One of the hot topics of discussion in Bangladesh at the moment concerns the actions of judges post-retirement. As per our Constitution, a retired Justice of the High Court Division of the Supreme Court of Bangladesh may practise before the Appellate Division of the Supreme Court of Bangladesh but the question is whether it is ethical to do so, given the dignity of their position and the post-retirement benefits they enjoy.

The Bangalore Principles of Judicial Conduct (2002), the leading ‘soft law’ instrument on the issue, and Bangladesh’s Judicial Code of Conduct (2000) are silent on the rights and responsibilities of superannuated judges. It is also unclear whether their principles should simply extend to such judges. Perhaps, instead, it is worthwhile to look at the example of the UK and Australia in this regard:

Chapter 9 of the UK’s Judicial Conduct Guide (2013) states that: “9.1. The conditions of appointment to judicial office provide that judges accept appointment on the understanding that following the termination of their appointment they will not return to private practice as a barrister or a solicitor and will not provide services, on whatever basis, as an advocate in any court or tribunal in England and Wales or elsewhere, including any international court or tribunal, in return for remuneration of any kind, or offer or provide legal advice to any person. The terms of appointment accept that a former judge may provide services as an independent arbitrator/mediator and may receive remuneration for lectures, talks or articles.” Crucially, 9.2 adds: “Even in retirement a former judge may still be regarded by the general public as a representative of the judiciary and any activity that might tarnish the reputation of the judiciary should be avoided.” In my view, this would seem to extend many of the obligations under the Bangalore Principles to retired Judges.

In contrast, Australia’s Guide to Judicial Conduct (2007) is less explicit about what judges can and cannot do. Chapter 7.2.1 of the 2nd edition of this Guide states that a Judge (re-)joining the Bar “is a “grey area” in which it is not possible to formulate Australia-wide guidelines. A judge contemplating retirement should consult the Australian Bar Association, and the local Bar Association or Law Society for relevant rulings.

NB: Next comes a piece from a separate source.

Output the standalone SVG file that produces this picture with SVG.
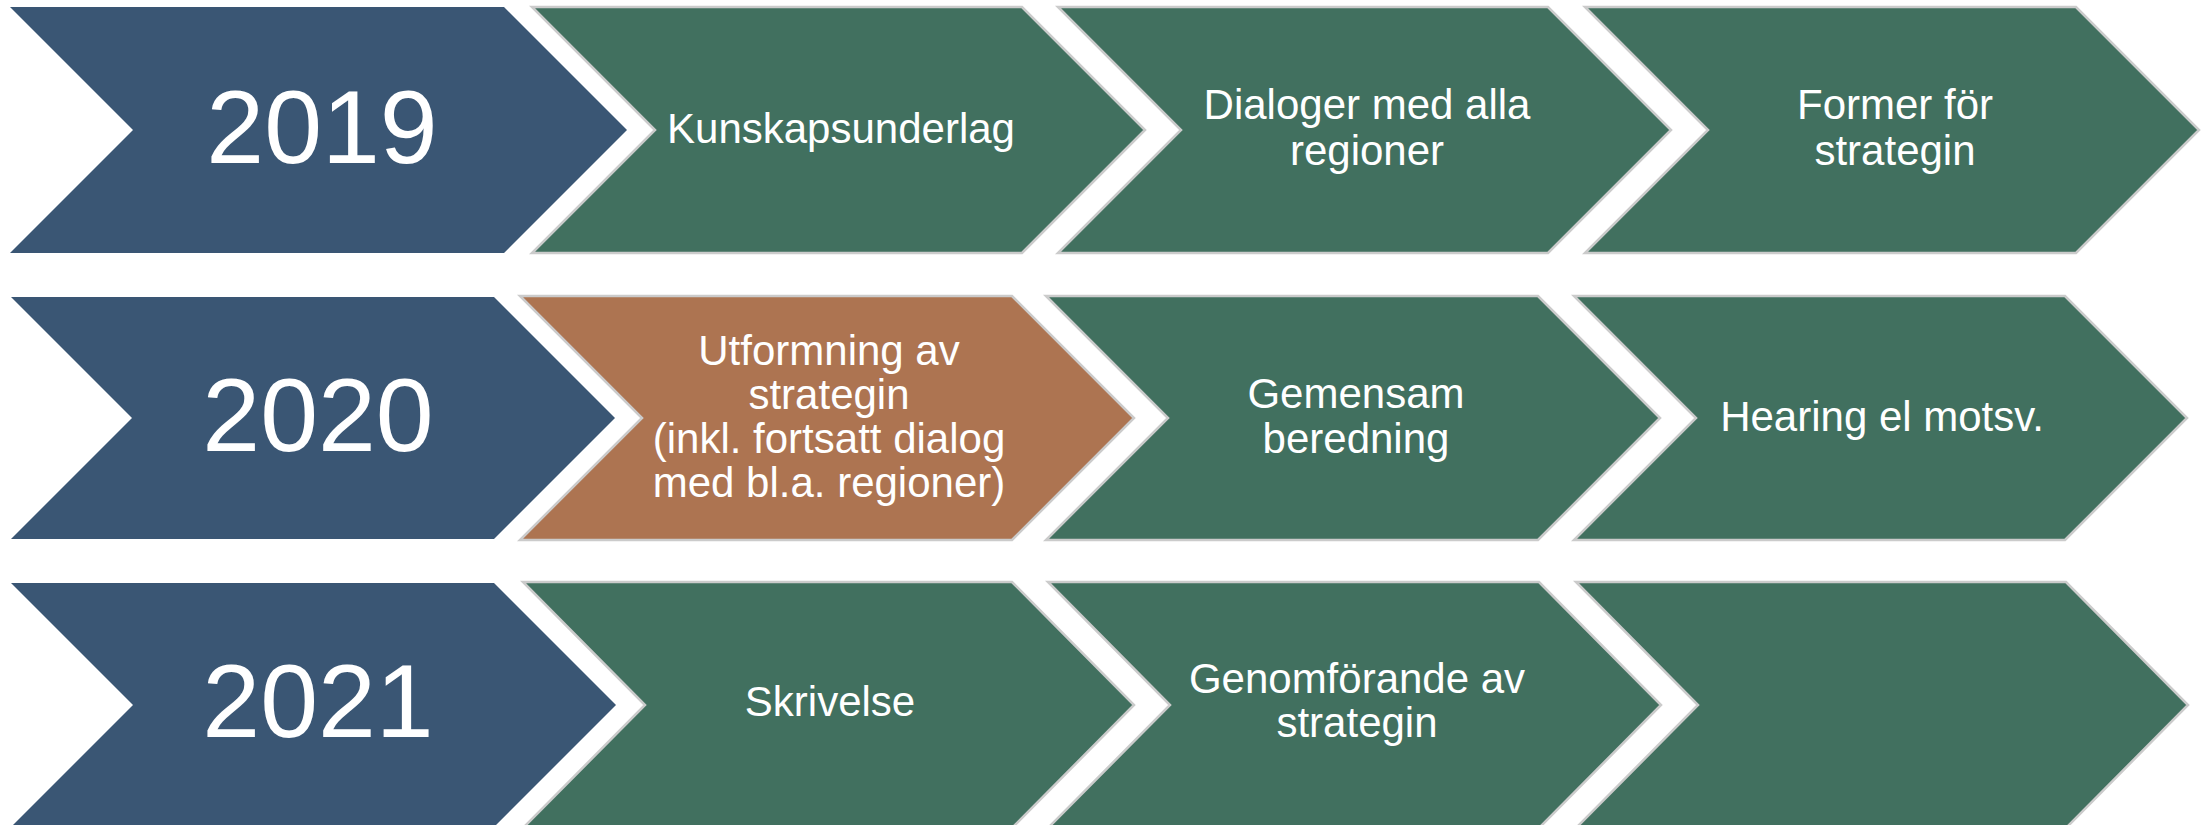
<svg xmlns="http://www.w3.org/2000/svg" width="2208" height="825" viewBox="0 0 2208 825">
<style>
.yr{fill:#3A5674;}
.st{fill:#41705F;stroke:#CBCBCB;stroke-width:2.5;}
.hl{fill:#AD7451;stroke:#CBCBCB;stroke-width:2.5;}
text{font-family:"Liberation Sans",Arial,sans-serif;fill:#FFFFFF;text-anchor:middle;}
.y{font-size:104px;}
.t{font-size:42px;}
</style>
<rect width="2208" height="825" fill="#FFFFFF"/>
<g id="row1">
<g id="y2019"><polygon class="yr" points="10,7 504,7 627,130 504,253 10,253 133,130"/><text class="y" x="322" y="163">2019</text></g>
<g id="kunskapsunderlag"><polygon class="st" points="532,7 1022,7 1145,130 1022,253 532,253 655,130"/><text class="t" x="841" y="143">Kunskapsunderlag</text></g>
<g id="dialoger"><polygon class="st" points="1058,7 1548,7 1671,130 1548,253 1058,253 1181,130"/><text class="t" x="1367" y="119">Dialoger med alla</text><text class="t" x="1367" y="165">regioner</text></g>
<g id="former"><polygon class="st" points="1585,7 2076,7 2199,130 2076,253 1585,253 1708,130"/><text class="t" x="1895" y="119">Former för</text><text class="t" x="1895" y="165">strategin</text></g>
</g>
<g id="row2">
<g id="y2020"><polygon class="yr" points="11,297 494,297 615,418 494,539 11,539 132,418"/><text class="y" x="318" y="451">2020</text></g>
<g id="utformning"><polygon class="hl" points="520,296 1012,296 1134,418 1012,540 520,540 642,418"/><text class="t" x="829" y="365">Utformning av</text><text class="t" x="829" y="409">strategin</text><text class="t" x="829" y="453">(inkl. fortsatt dialog</text><text class="t" x="829" y="497">med bl.a. regioner)</text></g>
<g id="gemensam"><polygon class="st" points="1046,296 1538,296 1660,418 1538,540 1046,540 1168,418"/><text class="t" x="1356" y="408">Gemensam</text><text class="t" x="1356" y="453">beredning</text></g>
<g id="hearing"><polygon class="st" points="1574,296 2065,296 2187,418 2065,540 1574,540 1696,418"/><text class="t" x="1882" y="431">Hearing el motsv.</text></g>
</g>
<g id="row3">
<g id="y2021"><polygon class="yr" points="11,583 494,583 616,705 494,827 11,827 133,705"/><text class="y" x="318" y="737">2021</text></g>
<g id="skrivelse"><polygon class="st" points="523,582 1012,582 1134,705 1012,828 523,828 645,705"/><text class="t" x="830" y="716">Skrivelse</text></g>
<g id="genomforande"><polygon class="st" points="1048,582 1539,582 1661,705 1539,828 1048,828 1170,705"/><text class="t" x="1357" y="693">Genomförande av</text><text class="t" x="1357" y="737">strategin</text></g>
<g id="empty"><polygon class="st" points="1576,582 2066,582 2188,705 2066,828 1576,828 1698,705"/></g>
</g>
<g id="connectors"/>
</svg>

All however proscribe appearance as counsel in a court of which the judge was formerly a member, for various periods ranging from two to five years.” Similarly, judges are allowed to engage in commercial and political activities subsequent to retirement but with the same caveat as the UK: “[e]ven in retirement…a former judge may still be regarded by the general public as a representative of the judiciary, and any activity that might tarnish the reputation of the judiciary should be avoided. “

I think this last guideline should also be incorporated in Bangladesh’s Judicial Code of Conduct, to emphasize the need for retired judges to be sensitive to their exalted status in society.